Channeling the example of my gameplaying friend, I actually fulfilled my resolution. You might even say I magnified it. In 2019 I watched the entirety of Stranger Things, The Good Place, Dark, Orphan Black, and I even started Battlestar Galactica and The Americans (those ones took more discipline). November and December were particularly productive. I finished The Expanse, Man in the High Castle, and See.
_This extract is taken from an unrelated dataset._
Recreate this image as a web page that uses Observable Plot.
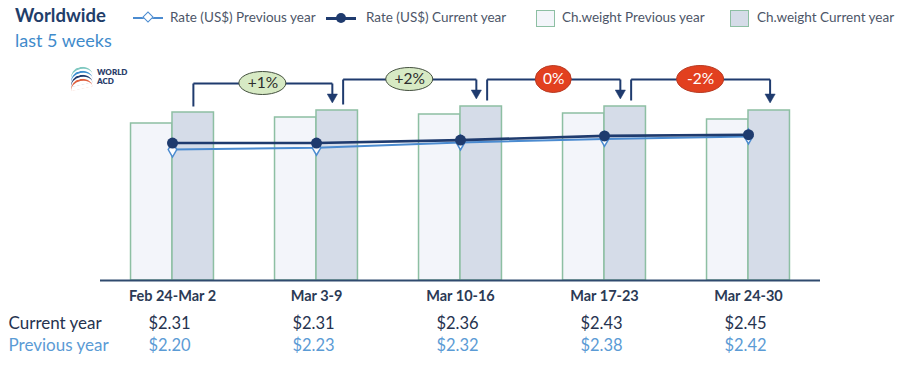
<!DOCTYPE html>
<html>
<head>
<meta charset="utf-8">
<script src="https://cdn.jsdelivr.net/npm/d3@7"></script>
<script src="https://cdn.jsdelivr.net/npm/@observablehq/plot@0.6"></script>
<style>
  html, body { margin: 0; padding: 0; background: #fff; }
  body { width: 900px; height: 368px; overflow: hidden; font-family: Lato, "Open Sans", sans-serif; }
  #header { position: relative; height: 56px; }
  .abs { position: absolute; white-space: nowrap; }
  #title { left: 15px; top: 4px; font-size: 18.5px; font-weight: 700; color: #1f3e6a; }
  #subtitle { left: 15px; top: 29px; font-size: 18px; color: #3f8bcb; }
  .leg { top: 9px; font-size: 13.5px; color: #4d5668; }
  .lineSym { top: 17px; width: 30px; height: 2px; }
  .diam { position: absolute; left: 11px; top: -4px; width: 6px; height: 6px; background: #fff; border: 1.6px solid #4b8bd0; transform: rotate(45deg); }
  .circ { position: absolute; left: 10px; top: -4px; width: 10px; height: 10px; border-radius: 50%; background: #1f3b6e; }
  .box { top: 10px; width: 17px; height: 15px; border: 1.5px solid #8dbfa3; }
  #chart { position: relative; }
  #logo { left: 70px; top: 65px; width: 70px; height: 30px; }
  .stripe { position: absolute; left: 0; width: 22px; height: 8px; border-top: 2.2px solid; border-radius: 50% 50% 0 0 / 100% 100% 0 0; transform: rotate(-12deg); }
  .lt { position: absolute; left: 27px; font-size: 8px; font-weight: 800; color: #2a3d6a; line-height: 8px; }
</style>
</head>
<body>
<div id="header">
  <div class="abs" id="title">Worldwide</div>
  <div class="abs" id="subtitle">last 5 weeks</div>

  <div class="abs lineSym" style="left:133px;background:#4b8bd0;"><div class="diam"></div></div>
  <div class="abs leg" style="left:170px;">Rate (US$) Previous year</div>

  <div class="abs lineSym" style="left:326px;background:#1f3b6e;height:2.5px;"><div class="circ"></div></div>
  <div class="abs leg" style="left:366px;">Rate (US$) Current year</div>

  <div class="abs box" style="left:536px;background:#f3f5fa;"></div>
  <div class="abs leg" style="left:562px;">Ch.weight Previous year</div>

  <div class="abs box" style="left:730px;background:#d5dce8;"></div>
  <div class="abs leg" style="left:757px;">Ch.weight Current year</div>

  <div class="abs" id="logo">
    <div class="stripe" style="top:2px;border-color:#7fc8c0;"></div>
    <div class="stripe" style="top:6px;border-color:#3d8fd0;"></div>
    <div class="stripe" style="top:10px;border-color:#1f3b6e;"></div>
    <div class="stripe" style="top:14px;border-color:#e0603f;"></div>
    <div class="lt" style="top:3px;">WORLD</div>
    <div class="lt" style="top:12px;">ACD</div>
  </div>
</div>
<div id="chart"></div>
<script>
// ---- data ----
const weeks = ["Feb 24-Mar 2", "Mar 3-9", "Mar 10-16", "Mar 17-23", "Mar 24-30"];
const rateCurrent = [2.31, 2.31, 2.36, 2.43, 2.45];
const ratePrevious = [2.20, 2.23, 2.32, 2.38, 2.42];
const weightCurrent = [168, 170, 174, 174, 170];   // chargeable weight (index)
const weightPrevious = [157, 163, 166, 167, 161];
const changeLabels = ["+1%", "+2%", "0%", "-2%"];

// ---- derived table ----
const RATE_K = 59.5; // secondary-axis factor: rate (US$) -> weight units
const fmt = v => "$" + v.toFixed(2);
const data = weeks.map((week, i) => ({
  i, week,
  rc: rateCurrent[i], rp: ratePrevious[i],
  wc: weightCurrent[i], wp: weightPrevious[i]
}));

const BAR = 0.288;
const last = changeLabels.length - 1;
const brackets = changeLabels.map((label, i) => {
  const x0 = i + (i === 0 ? 0.145 : 0.185);
  const x1 = i + 1 + (i === last ? 0.15 : 0.11);
  const level = Math.max(weightCurrent[i], weightCurrent[i + 1]) + 27;
  const up = label.startsWith("+");
  const hw = (label.length * 11 + 14) / 2 / 144;
  return {label, x0, x1, mid: (x0 + x1) / 2, hw, level, up,
          start: weightCurrent[i] + 6, tip: weightCurrent[i + 1] + 8};
});

const navy = "#1f3b6e";
const downTriangle = {
  draw(ctx, size) {
    const y = Math.sqrt(size / (3 * Math.sqrt(3)));
    ctx.moveTo(0, 2 * y);
    ctx.lineTo(-Math.sqrt(3) * y, -y);
    ctx.lineTo(Math.sqrt(3) * y, -y);
    ctx.closePath();
  }
};

const chart = Plot.plot({
  width: 900,
  height: 312,
  marginLeft: 100,
  marginRight: 80,
  marginTop: 24,
  marginBottom: 88,
  x: {type: "linear", domain: [-0.5, 4.5], axis: null},
  y: {domain: [0, 200], axis: null},
  style: {fontFamily: "Lato, 'Open Sans', sans-serif", background: "transparent", overflow: "visible"},
  marks: [
    // chargeable weight bars
    Plot.rectY(data, {x1: d => d.i - BAR, x2: d => d.i, y: "wp", fill: "#f3f5fa", stroke: "#8dbfa3", strokeWidth: 1.5}),
    Plot.rectY(data, {x1: d => d.i, x2: d => d.i + BAR, y: "wc", fill: "#d5dce8", stroke: "#8dbfa3", strokeWidth: 1.5}),
    // baseline
    Plot.ruleY([0], {stroke: "#2f4a6e", strokeWidth: 2}),
    // rates
    Plot.line(data, {x: "i", y: d => d.rp * RATE_K, stroke: "#4b8bd0", strokeWidth: 2}),
    Plot.dot(data, {x: "i", y: d => d.rp * RATE_K, symbol: "diamond", r: 4.5, fill: "#fff", stroke: "#4b8bd0", strokeWidth: 1.5}),
    Plot.line(data, {x: "i", y: d => d.rc * RATE_K, stroke: navy, strokeWidth: 2.6}),
    Plot.dot(data, {x: "i", y: d => d.rc * RATE_K, r: 5.5, fill: navy}),
    // change brackets
    Plot.link(brackets, {x1: "x0", x2: "x0", y1: "start", y2: "level", stroke: navy, strokeWidth: 2}),
    Plot.link(brackets, {x1: "x0", x2: "x1", y1: "level", y2: "level", stroke: navy, strokeWidth: 2}),
    Plot.link(brackets, {x1: "x1", x2: "x1", y1: "level", y2: d => d.tip + 5, stroke: navy, strokeWidth: 2}),
    Plot.dot(brackets, {x: "x1", y: d => d.tip + 5.5, symbol: downTriangle, r: 3.8, fill: navy, stroke: navy, strokeWidth: 0.5}),
    Plot.rect(brackets, {x1: d => d.mid - d.hw, x2: d => d.mid + d.hw, y1: d => d.level - (d.up ? 11.5 : 13.5), y2: d => d.level + (d.up ? 11.5 : 13.5),
      rx: 100, ry: 100, fill: d => d.up ? "#d7eac4" : "#e2401f", stroke: d => d.up ? "#44503f" : "#b83a22", strokeWidth: 1}),
    Plot.text(brackets, {x: "mid", y: "level", text: "label", fill: d => d.up ? "#2d2d2d" : "#ffffff", fontSize: 15.5}),
    // category labels
    Plot.text(data, {x: "i", y: 0, text: "week", dy: 16, fontSize: 14.5, fontWeight: "bold", fill: "#2b3a55"}),
    // value table
    Plot.text(data, {x: "i", y: 0, text: d => fmt(d.rc), dy: 43, dx: -3, fontSize: 16.5, fill: "#26334f"}),
    Plot.text(data, {x: "i", y: 0, text: d => fmt(d.rp), dy: 65, dx: -3, fontSize: 16.5, fill: "#5b9bd5"}),
    Plot.text(["Current year"], {frameAnchor: "bottom-left", lineAnchor: "middle", dx: -92, dy: 43, textAnchor: "start", fontSize: 17, fill: "#26334f"}),
    Plot.text(["Previous year"], {frameAnchor: "bottom-left", lineAnchor: "middle", dx: -92, dy: 65, textAnchor: "start", fontSize: 17, fill: "#5b9bd5"})
  ]
});
document.getElementById("chart").appendChild(chart);
</script>
</body>
</html>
The shows I watched in 2019 were about everything from a kidnapping in a small German town to American Nazis in a multiverse. They lacked thematic or topical similarity, but they shared an important commonality: compelling and conflicted characters. The shrewd peacemaker Chrisjen Avasarala exploited the death of her soldier son to advance her political career. The blind Baba Voss learned to fight like Keanu Reeves from his years as a slave trader. The severely abused Helge Doppler helps kidnap children for experiments. Sarah Manning is a con artist and absent mother, Michael is a repentant demon, and Juliana Crane falls in love with a Nazi. The specific scenarios are outlandish, but the complexity and contradiction are straight out of real life. 

How come we like our TV shows to be morally ambiguous and complex but we expect public figures and political disputes to fall into neat categories? Liam Neeson is a racist, we can't read Harry Potter anymore, and Peter Handke is nothing but a genocide denier. With the decline of in-depth reporting and shortening of attention spans, is nuance doomed in the 2020s? 

Literature not news. Story not opinion. Parables not commandments. There must be a market for complexity and nuance. Humanity is crashing the whole Earth through what has been described as the Great Acceleration. We have the proverbial pedal to the floor, consuming more and more each year. There must an appetite for long-format discussions and reflections, or I fear we are doomed to trip over our good intentions. Reality is full of unexpected dynamics such as scale dependence, induced demand, perverse incentives, and nested feedbacks. When we are fed a simple story about what is wrong with the world or what might fix it, we should ask what are the tradeoffs.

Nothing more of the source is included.